The flags on 32-bit (godbolt seems to accept them but it shouldn't work on x86_64) would be these:
-C target-feature=-sse
to disable SSE or
-C target-cpu=pentium2
, etc.
As for the IR files, my apologies, it seems I just generated them for the main.rs and not the actual benchmarks. See the latest attachment.
Attached IR_bench_files.zip
(15608 bytes, application/zip): Benchmarks IR output
(In reply to comment #6)
The flags on 32-bit (godbolt seems to accept them but it shouldn't work on x86_64) would be these:
-C target-feature=-sse
to disable SSE or-C target-cpu=pentium2
, etc.
Great! I just took a quick look, but it seems that with SSE - but without SSE2 - the code is getting unrolled needlessly and harmfully. This would suggest that something in the unroller is off; there's no sign of vectorization with that config.
Note: I filed bug 26859 while looking at the codegen for the vectorized case because I thought there was a serious bug there, but that turned out to be false. At most, the use of a horizontal add op on a CPU that has a slow implementation would cost a few extra cycles, so that's not the main problem or possibly not a problem at all for this example. We should note for the record which CPU you're benchmarking on though.
Ah, yes - it's a Core2 T6600 @ 2.2 GHz in 32-bit mode.
When targeted (up to sse4.1), we get this result:
running 2 tests
test folds1 ... bench: 249 ns/iter (+/- 0)
test folds2 ... bench: 499 ns/iter (+/- 2)

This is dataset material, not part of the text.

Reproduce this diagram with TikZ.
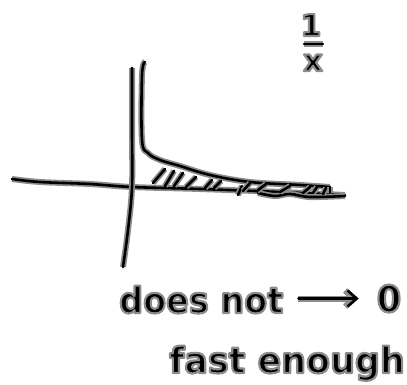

which for the first time manages to vectorise folds2, too.
Attached core2.ll
(38743 bytes, application/octet-stream): Core2 IR, for completeness
(In reply to comment #8)
> Great! I just took a quick look, but it seems that with SSE - but without
> SSE2 - the code is getting unrolled needlessly and harmfully. This would
> suggest that something in the unroller is off; there's no sign of
> vectorization with that config.
While there was no sign of vectorization in the asm, the IR was in fact
vectorized. So that's the problem for the SSE1 case: the vectorizer believes
that vectorization of integer math is useful with any SSE available. So when
the backend gets the integer vector IR for a target with no SSE2, it has to
legalize all of that as scalar ops which looks like an insane unrolling effort.
So I think the bug is in the vectorizer: it shouldn't try to vectorize integer
math without SSE2.
For reference and since I'm a C dinosaur: this should be the C equivalent of
"folds1":
int accum(int *x, int N) {
int sum = 0;
for (int i=0; i<N; ++i)
sum += x[i];
return sum;
}
Yup, thanks for reminding everyone C is still the golden standard Rust is trying to improve on. And besides, with Moore's law slowing down, the dinosaurs will rule again! ;)
So this is quite an interesting problem...the vectorizer's cost model is
actually very good here: it *knows* that integer vector math is illegal for the
SSE1 target and still decides to vectorize using <4 x i32> and an interleave
factor of 2 (that's similar to an unroll factor):
LV: Found an estimated cost of 1 for VF 1 For instruction: %add = add nsw i32
%0, %sum.02
LV: Found an estimated cost of 4 for VF 4 For instruction: %add = add nsw i32
%0, %sum.02
The cost equation is tipped in favor of vectorization because vectorization
reduces the per-loop overhead of the loop increment and comparison.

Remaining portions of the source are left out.